Nos gusta prohibir. Si. Cada vez detecto con mayor asiduidad que esta sociedad le está cogiendo el gusto a lo de prohibir. No sé cuándo comenzó este comportamiento de pequeños caciques ideológicos, ni cuál fue el motivo que lo desencadenó, eso lo dejo para los sociólogos, pero a mí me asusta y me asquea este comportamiento. ¿Dónde ha quedado aquello de que tu libertad termina donde comienza la del otro?. Hemos pasado de querer que se respeten nuestras creencias o nuestros gustos a intentar prohibir que los demás puedan tener los suyos propios.

Hace poco, por ejemplo, en Badajoz quisieron prohibir que una escritora que defiende ideas en contra de la igualdad de la mujer presentara su libro. Yo no pienso comprarlo. Y ni tan siquiera voy a mencionar su nombre para no hacerle publicidad. Pero de ahí a intentar prohibir que exprese sus ideas y las comparta on aquellos que piensan como ella, hay un camino bastante largo y peligroso.

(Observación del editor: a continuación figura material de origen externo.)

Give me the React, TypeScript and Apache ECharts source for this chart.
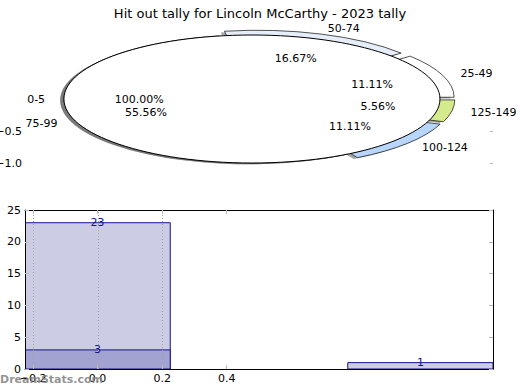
import { useEffect, useRef } from 'react';
import * as echarts from 'echarts';

const TITLE = 'Hit out tally for Lincoln McCarthy - 2023 tally';

// outer (first) pie
const outerLabels = ['0-5'];
const outerValues = [1];
// inner (second) pie
const pieLabels = ['25-49', '50-74', '75-99', '100-124', '125-149'];
const pieValues = [2, 3, 10, 2, 1];
const pieColors = ['#ffffff', '#e6eefa', '#ffffff', '#b8d6fb', '#d5ea8d'];
const pieExplode = [0.08, 0.08, 0, 0.08, 0.08];

// bar chart
const barPositions = [0, 1];
const barTotals = [23, 1];
const overlayPositions = [0];
const overlayValues = [3];
const barXTicks = [-0.2, 0, 0.2, 0.4];
const barGridLines = [-0.2, 0, 0.2];
const barYMax = 25;
const BAR_WIDTH = 0.45;

const FONT = 'DejaVu Sans';

function angles(values: number[]) {
  const total = values.reduce((a, b) => a + b, 0);
  let acc = 0;
  return values.map((v) => {
    const a0 = (acc / total) * Math.PI * 2;
    acc += v;
    const a1 = (acc / total) * Math.PI * 2;
    return { a0, a1, mid: (a0 + a1) / 2, frac: v / total };
  });
}

const innerAngles = angles(pieValues);
const outerAngles = angles(outerValues).map((a) => ({ ...a, mid: Math.PI }));

const textItems = [
  ...outerLabels.map((l, i) => ({ label: l, pct: outerAngles[i].frac, mid: outerAngles[i].mid, e: 0 })),
  ...pieLabels.map((l, i) => ({ label: l, pct: innerAngles[i].frac, mid: innerAngles[i].mid, e: pieExplode[i] })),
];

const minus = (s: string) => s.replace('-', '\u2212');

export default function App() {
  const ref = useRef<HTMLDivElement>(null);
  useEffect(() => {
    if (!ref.current) return;
    const chart = echarts.init(ref.current, undefined, { renderer: 'svg' });
    const tickStyle = { show: true, inside: true, length: 4, lineStyle: { color: '#bbbbbb', width: 1 } };
    const option: any = {
      animation: false,
      backgroundColor: '#ffffff',
      textStyle: { fontFamily: FONT },
      title: {
        text: TITLE,
        left: 'center',
        top: 2,
        textStyle: { fontFamily: FONT, fontSize: 13, fontWeight: 'normal', color: '#000' },
      },
      grid: [
        { left: 25, top: 131, width: 468, height: 32, show: false, containLabel: false, outerBoundsMode: 'none' },
        { left: 25, top: 210, width: 468, height: 159, show: false, containLabel: false, outerBoundsMode: 'none' },
      ],
      xAxis: [
        { gridIndex: 0, type: 'value', min: -1.207, max: 1.282, show: false },
        {
          gridIndex: 1, type: 'value', min: -0.225, max: 1.225, position: 'bottom', z: 5,
          axisLine: { show: true, onZero: false, lineStyle: { color: '#000', width: 1 } },
          axisTick: { ...tickStyle, customValues: barXTicks },
          axisLabel: {
            customValues: barXTicks, margin: 4, fontSize: 11, color: '#000', fontFamily: FONT,
            formatter: (v: number) => minus(v.toFixed(1)),
          },
          splitLine: { show: false },
        },
        {
          gridIndex: 1, type: 'value', min: -0.225, max: 1.225, position: 'top', z: 5,
          axisLine: { show: true, onZero: false, lineStyle: { color: '#000', width: 1 } },
          axisTick: { ...tickStyle, customValues: barXTicks },
          axisLabel: { show: false },
          splitLine: { show: false },
        },
      ],
      yAxis: [
        {
          gridIndex: 0, type: 'value', min: -1, max: -0.5, interval: 0.5, position: 'left',
          axisLine: { show: false },
          axisTick: { ...tickStyle, length: 3 },
          axisLabel: { margin: 3, fontSize: 11, color: '#000', fontFamily: FONT, formatter: (v: number) => minus(v.toFixed(1)) },
          splitLine: { show: false },
        },
        {
          gridIndex: 0, type: 'value', min: -1, max: -0.5, interval: 0.5, position: 'right',
          axisLine: { show: false },
          axisTick: { ...tickStyle, length: 3 },
          axisLabel: { show: false },
          splitLine: { show: false },
        },
        {
          gridIndex: 1, type: 'value', min: 0, max: barYMax, interval: 5, position: 'left', z: 5,
          axisLine: { show: true, onZero: false, lineStyle: { color: '#000', width: 1 } },
          axisTick: tickStyle,
          axisLabel: { margin: 4, fontSize: 11, color: '#000', fontFamily: FONT },
          splitLine: { show: false },
        },
        {
          gridIndex: 1, type: 'value', min: 0, max: barYMax, interval: 5, position: 'right', z: 5,
          axisLine: { show: true, onZero: false, lineStyle: { color: '#000', width: 1 } },
          axisTick: tickStyle,
          axisLabel: { show: false },
          splitLine: { show: false },
        },
      ],
      series: [
        // inner pie slices (exploded), drawn below the outer pie
        {
          type: 'custom', xAxisIndex: 0, yAxisIndex: 0, z: 2, clip: false,
          data: pieValues.map((v) => [0, v]),
          renderItem: (params: any, api: any) => {
            const i = params.dataIndex;
            const { a0, a1, mid } = innerAngles[i];
            const c = api.coord([0, 0]);
            const s = api.size([1, 1]);
            const rx = s[0];
            const ry = s[1];
            const e = pieExplode[i];
            const ox = e * rx * Math.cos(mid);
            const oy = -e * rx * Math.sin(mid);
            return {
              type: 'group', x: c[0], y: c[1], scaleY: ry / rx,
              children: [
                {
                  type: 'sector', z2: 0,
                  shape: { cx: ox - 0.02 * rx, cy: oy + 0.02 * rx, r: rx, startAngle: -a1, endAngle: -a0, clockwise: true },
                  style: { fill: 'rgba(77,77,77,0.5)' },
                },
                {
                  type: 'sector', z2: 1,
                  shape: { cx: ox, cy: oy, r: rx, startAngle: -a1, endAngle: -a0, clockwise: true },
                  style: { fill: pieColors[i], stroke: '#000', lineWidth: 1, strokeNoScale: true },
                },
              ],
            };
          },
        },
        // outer pie (single full slice)
        {
          type: 'custom', xAxisIndex: 0, yAxisIndex: 0, z: 3, clip: false,
          data: outerValues.map((v) => [0, v]),
          renderItem: (params: any, api: any) => {
            const c = api.coord([0, 0]);
            const s = api.size([1, 1]);
            const rx = s[0];
            const ry = s[1];
            return {
              type: 'group',
              children: [
                {
                  type: 'ellipse', z2: 0,
                  shape: { cx: c[0] - 0.02 * rx, cy: c[1] + 0.02 * ry, rx, ry },
                  style: { fill: 'rgba(77,77,77,0.5)' },
                },
                {
                  type: 'ellipse', z2: 1,
                  shape: { cx: c[0], cy: c[1], rx, ry },
                  style: { fill: '#ffffff', stroke: '#000', lineWidth: 1 },
                },
              ],
            };
          },
        },
        // pie texts
        {
          type: 'custom', xAxisIndex: 0, yAxisIndex: 0, z: 4, clip: false,
          data: textItems.map((t) => [0, t.pct]),
          renderItem: (params: any, api: any) => {
            const t = textItems[params.dataIndex];
            const cos = Math.cos(t.mid);
            const sin = Math.sin(t.mid);
            const lp = api.coord([(1.1 + t.e) * cos, (1.1 + t.e) * sin]);
            const pp = api.coord([(0.6 + t.e) * cos, (0.6 + t.e) * sin]);
            return {
              type: 'group',
              children: [
                {
                  type: 'text', x: lp[0], y: lp[1],
                  style: {
                    text: t.label, fill: '#000', font: `11px "${FONT}"`,
                    align: cos > 0 ? 'left' : 'right', verticalAlign: 'middle',
                  },
                },
                {
                  type: 'text', x: pp[0], y: pp[1],
                  style: {
                    text: (t.pct * 100).toFixed(2) + '%', fill: '#000', font: `11px "${FONT}"`,
                    align: 'center', verticalAlign: 'middle',
                  },
                },
              ],
            };
          },
        },
        // total bars
        {
          type: 'custom', xAxisIndex: 1, yAxisIndex: 2, z: 2, clip: true,
          data: barPositions.map((x, i) => [x, barTotals[i]]),
          renderItem: (params: any, api: any) => {
            const x = api.value(0);
            const v = api.value(1);
            const p0 = api.coord([x - BAR_WIDTH / 2, v]);
            const p1 = api.coord([x + BAR_WIDTH / 2, 0]);
            const pt = api.coord([x, v]);
            return {
              type: 'group',
              children: [
                {
                  type: 'rect',
                  shape: { x: p0[0], y: p0[1], width: p1[0] - p0[0], height: p1[1] - p0[1] },
                  style: { fill: '#ccccE5', stroke: '#14148c', lineWidth: 1 },
                },
                {
                  type: 'text', x: pt[0], y: pt[1], z2: 10,
                  style: { text: String(v), fill: '#14148c', font: `11px "${FONT}"`, align: 'center', verticalAlign: 'middle' },
                },
              ],
            };
          },
        },
        // overlay bars
        {
          type: 'custom', xAxisIndex: 1, yAxisIndex: 2, z: 2.5, clip: true,
          data: overlayPositions.map((x, i) => [x, overlayValues[i]]),
          renderItem: (params: any, api: any) => {
            const x = api.value(0);
            const v = api.value(1);
            const p0 = api.coord([x - BAR_WIDTH / 2, v]);
            const p1 = api.coord([x + BAR_WIDTH / 2, 0]);
            const pt = api.coord([x, v]);
            return {
              type: 'group',
              children: [
                {
                  type: 'rect',
                  shape: { x: p0[0], y: p0[1], width: p1[0] - p0[0], height: p1[1] - p0[1] },
                  style: { fill: '#a3a3d1', stroke: '#14148c', lineWidth: 1 },
                },
                {
                  type: 'text', x: pt[0], y: pt[1], z2: 10,
                  style: { text: String(v), fill: '#14148c', font: `11px "${FONT}"`, align: 'center', verticalAlign: 'middle' },
                },
              ],
            };
          },
        },
        // dotted grid lines
        {
          type: 'custom', xAxisIndex: 1, yAxisIndex: 2, z: 3, clip: true, silent: true,
          data: barGridLines.map((x) => [x, 0]),
          renderItem: (params: any, api: any) => {
            const x = api.value(0);
            const a = api.coord([x, 0]);
            const b = api.coord([x, barYMax]);
            return {
              type: 'line',
              shape: { x1: Math.round(a[0]) + 0.5, y1: a[1], x2: Math.round(b[0]) + 0.5, y2: b[1] },
              style: { stroke: '#a0a0a0', lineWidth: 1, lineDash: [1, 2] },
            };
          },
        },
      ],
      graphic: [
        {
          type: 'text', left: 0, top: 374, z: 100,
          style: { text: 'DreamStats.com', fill: 'rgba(128,128,128,0.85)', font: `bold 11px "${FONT}"` },
        },
      ],
    };
    chart.setOption(option);
    return () => chart.dispose();
  }, []);
  return <div ref={ref} style={{ position: 'absolute', left: 0, top: 0, width: 520, height: 390 }} />;
}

O el debate entre los que defienden la celebración de corridas de toros y los que se oponen frontalmente. Porque aquí empieza y termina ese arduo debate. En aras de una exacerbada y supuesta defensa de los animales, la conclusión de sus reivindicaciones les lleva únicamente a prohibir las corridas de toros. Porque no conozco gente que respete y admire más a un toro que aquellos que van a las plazas. Y toda esta reflexión viene a propósito del último capítulo que he conocido de esa ristra de prohibiciones que me rodean: un grupo de padres de un colegio público de Badajoz, que se oponen a cualquier significación religiosa que se pueda dar en el centro. Se comienza reduciendo el número de horas lectivas de religión y se termina dando pie a una guerra en los centros educativos para prohibir villancicos y belenes. Es decir, prohibir las tradiciones religiosas de este país aconfesional.